Com base nos resultados desse trabalho, os Ministérios Públicos Federal e do Trabalho abriram inquéritos civis para investigar as denúncias de violações dos direitos humanos por essas empresas. Também são alvo das apurações Folha de S. Paulo, Paranapanema, Docas, Embraer, Josapar, Petrobras, Aracruz, CSN e Itaipu.

Segundo o procurador da República Ângelo Giargini de Oliveira, os procedimentos que investigam a atuação de Fiat, Mannesmann e Belgo-Mineira contam com a expertise das pesquisas conduzidas pelas universidades. 

A investigação sobre a Fiat está em fase mais adiantada, de acordo com o procurador. Ele informou que o relatório final será complementado para verificar se os fatos estão suficientemente provados. Depois disso, será iniciado um processo de negociação com a empresa.
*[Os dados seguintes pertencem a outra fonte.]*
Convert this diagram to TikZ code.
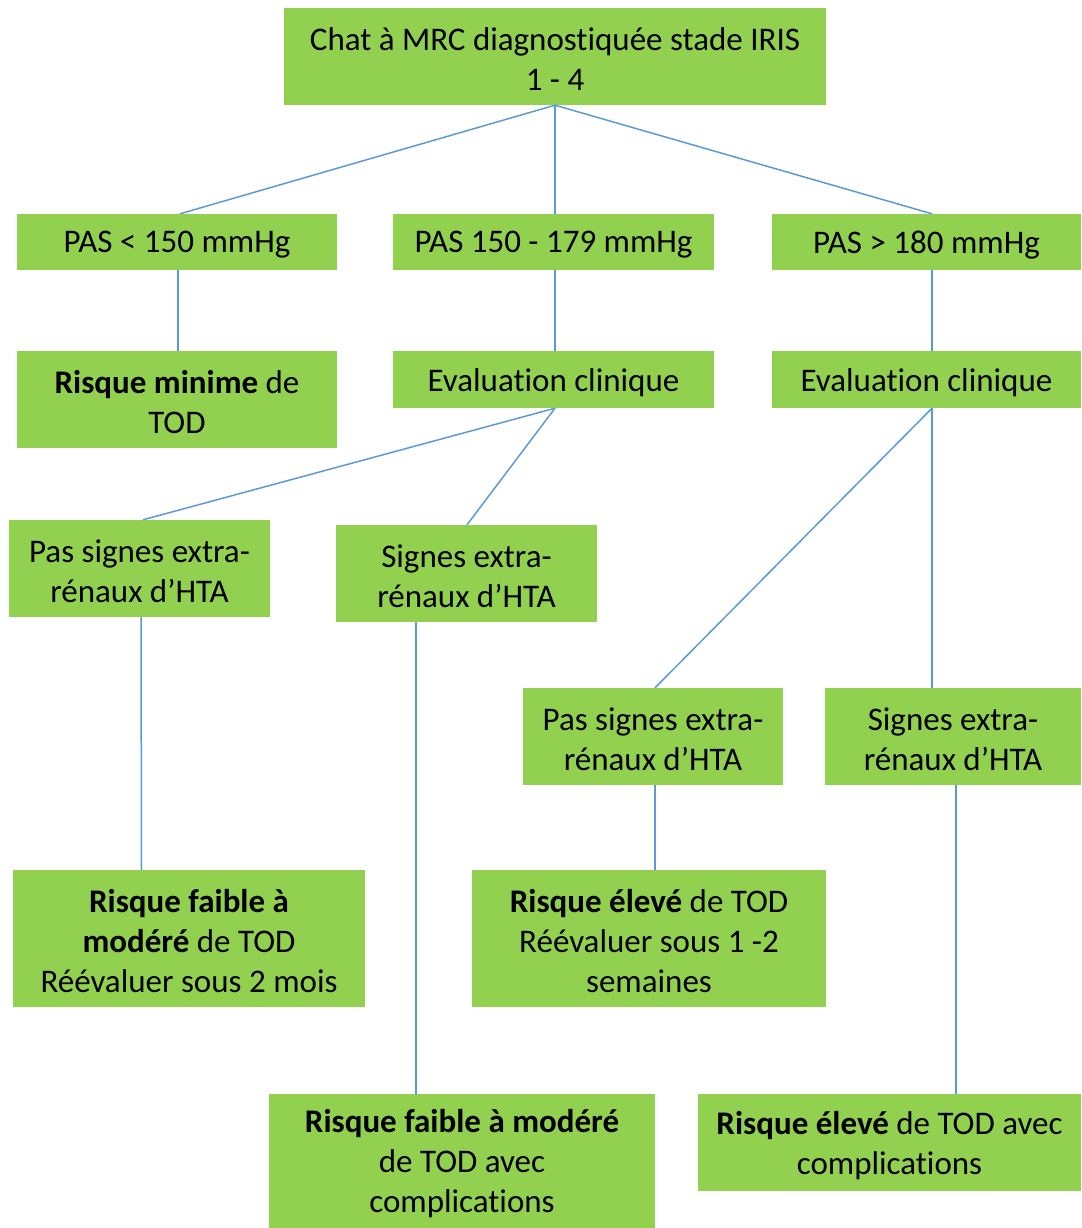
\documentclass[tikz,border=0pt]{standalone}
\usepackage{fontspec}
\setmainfont{Carlito}[Ligatures=NoCommon]
\usetikzlibrary{calc}
\definecolor{boxgreen}{HTML}{92D050}
\definecolor{linkblue}{HTML}{5B9BD5}
\begin{document}
\begin{tikzpicture}[x=1pt,y=-1pt,
  box/.style={fill=boxgreen, draw=none, inner sep=0pt,
    label={[align=center, inner sep=0pt, yshift=-3pt,
      font=\fontsize{33}{40}\selectfont]center:{#1}}},
  link/.style={draw=linkblue, line width=1.5pt}]
\useasboundingbox (0,0) rectangle (1081,1228);

% level 0
\node[box={Chat à MRC diagnostiquée stade IRIS\\1 - 4},
  minimum width=542, minimum height=97] (top) at (555,56.5) {};

% pressure classes
\node[box={PAS < 150 mmHg}, minimum width=320, minimum height=56] (p1) at (177,242) {};
\node[box={PAS 150 - 179 mmHg}, minimum width=321, minimum height=56] (p2) at (553.5,242) {};
\node[box={PAS > 180 mmHg}, minimum width=309, minimum height=56] (p3) at (926.5,242) {};

% second level
\node[box={\textbf{Risque minime} de\\TOD},
  minimum width=320, minimum height=97] (r0) at (177,399.5) {};
\node[box={Evaluation clinique}, minimum width=321, minimum height=57] (e1) at (553.5,379.5) {};
\node[box={Evaluation clinique}, minimum width=309, minimum height=57] (e2) at (926.5,379.5) {};

% clinical signs
\node[box={Pas signes extra-\\rénaux d’HTA},
  minimum width=261, minimum height=97] (a1) at (139.5,568.5) {};
\node[box={Signes extra-\\rénaux d’HTA},
  minimum width=261, minimum height=97] (b1) at (466.5,573.5) {};
\node[box={Pas signes extra-\\rénaux d’HTA},
  minimum width=260, minimum height=97] (a2) at (653,736.5) {};
\node[box={Signes extra-\\rénaux d’HTA},
  minimum width=256, minimum height=97] (b2) at (953,736.5) {};

% outcomes
\node[box={\textbf{Risque faible à}\\\textbf{modéré} de TOD\\Réévaluer sous 2 mois},
  minimum width=352, minimum height=137] (r1) at (189,938.5) {};
\node[box={\textbf{Risque élevé} de TOD\\Réévaluer sous 1 -2\\semaines},
  minimum width=354, minimum height=137] (r2) at (649,938.5) {};
\node[box={\textbf{Risque faible à modéré}\\de TOD avec\\complications},
  minimum width=386, minimum height=134] (r3) at (462,1161) {};
\node[box={\textbf{Risque élevé} de TOD avec\\complications},
  minimum width=383, minimum height=97] (r4) at (889.5,1142.5) {};

% connectors
\draw[link] (top.south) -- ($(p1.north)+(3,0)$);
\draw[link] (top.south) -- ($(p2.north)+(1.5,0)$);
\draw[link] (top.south) -- ($(p3.north)+(5.5,0)$);
\draw[link] ($(p1.south)+(1,0)$) -- ($(r0.north)+(1,0)$);
\draw[link] ($(p2.south)+(1.5,0)$) -- ($(e1.north)+(1.5,0)$);
\draw[link] ($(p3.south)+(5.5,0)$) -- ($(e2.north)+(5.5,0)$);
\draw[link] ($(e1.south)+(1.5,0)$) -- ($(a1.north)+(3.5,0)$);
\draw[link] ($(e1.south)+(1.5,0)$) -- ($(b1.north)+(0.5,0)$);
\draw[link] ($(e2.south)+(5.5,0)$) -- ($(a2.north)+(2,0)$);
\draw[link] ($(e2.south)+(5.5,0)$) -- ($(b2.north)+(-21,0)$);
\draw[link] ($(a1.south)+(1.5,0)$) -- ($(r1.north)+(-47.5,0)$);
\draw[link] ($(b1.south)+(-50.5,0)$) -- ($(r3.north)+(-46,0)$);
\draw[link] ($(a2.south)+(2,0)$) -- ($(r2.north)+(6,0)$);
\draw[link] ($(b2.south)+(3,0)$) -- ($(r4.north)+(66.5,0)$);
\end{tikzpicture}
\end{document}
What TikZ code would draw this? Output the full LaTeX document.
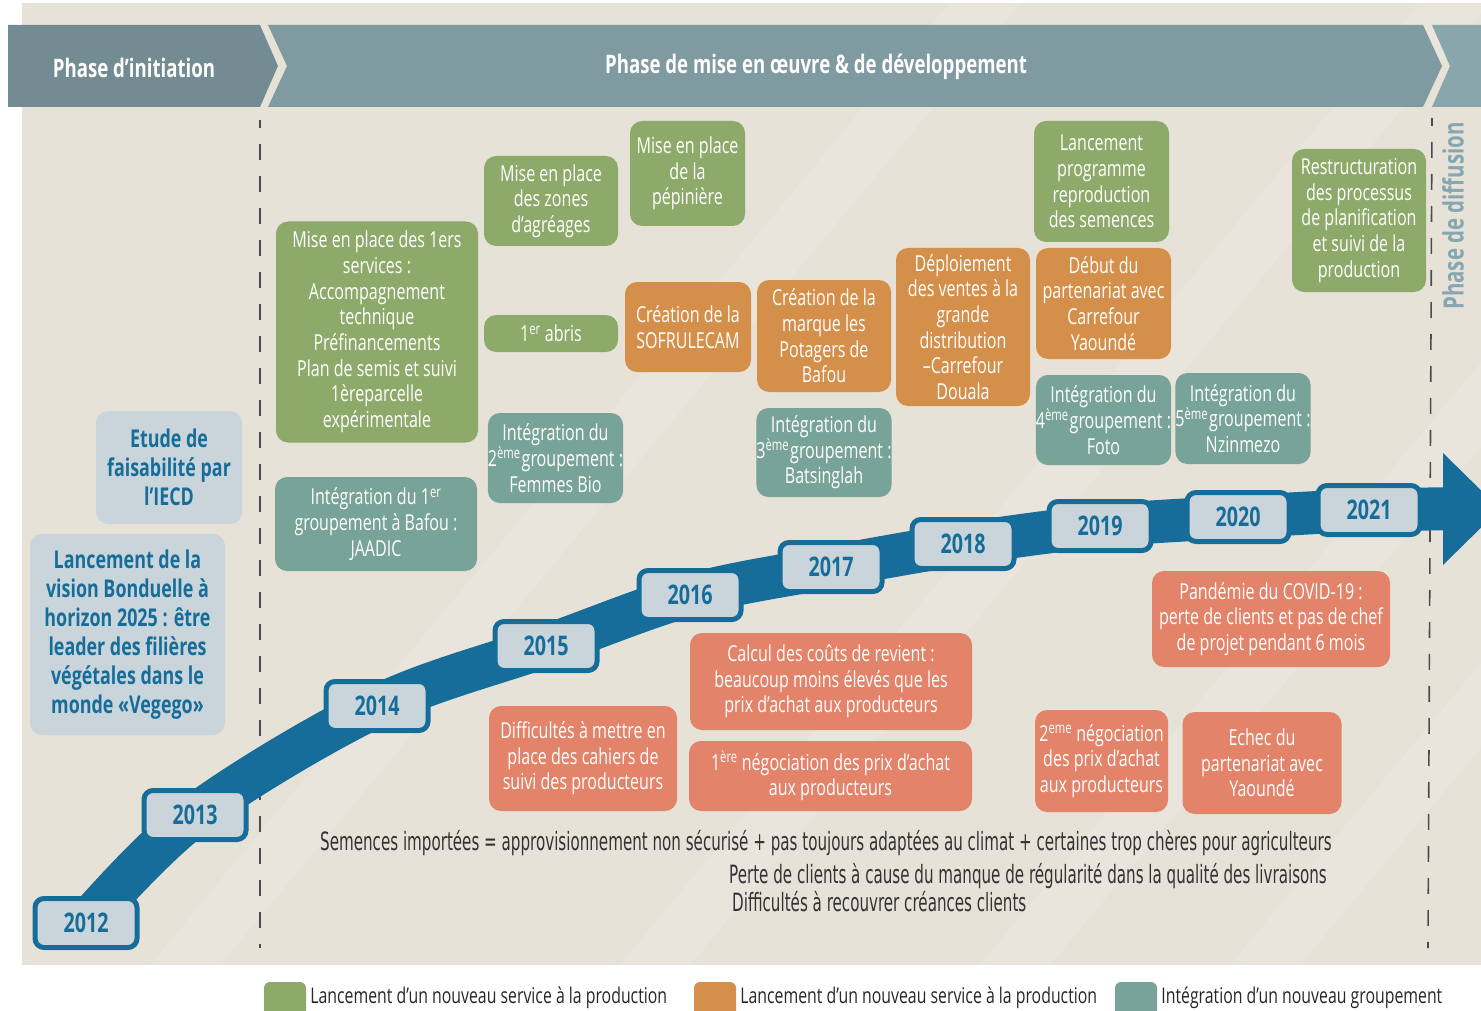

Para deputados, história da ditadura não pode se repetir

O deputado Betão (PT), que solicitou a realização da audiência pública, considera de extrema importância a investigação sobre a colaboração das grandes empresas com a ditadura militar. 

“Trabalhadores foram perseguidos nas fábricas e demitidos, quando não torturados nos pátios, com a conivência e o apoio das empresas. Lutamos pela responsabilização de todos os atores públicos e privados, bem como pela devida indenização pelos danos causados. Nosso empenho é para que essa história não se repita.”, Dep. Betão.

O deputado Ricardo Campos (PT) defendeu que é preciso preservar a memória da ditadura. “As gerações vindouras têm que sentir o calor que viveram as pessoas que lutaram em defesa da democracia”, afirmou.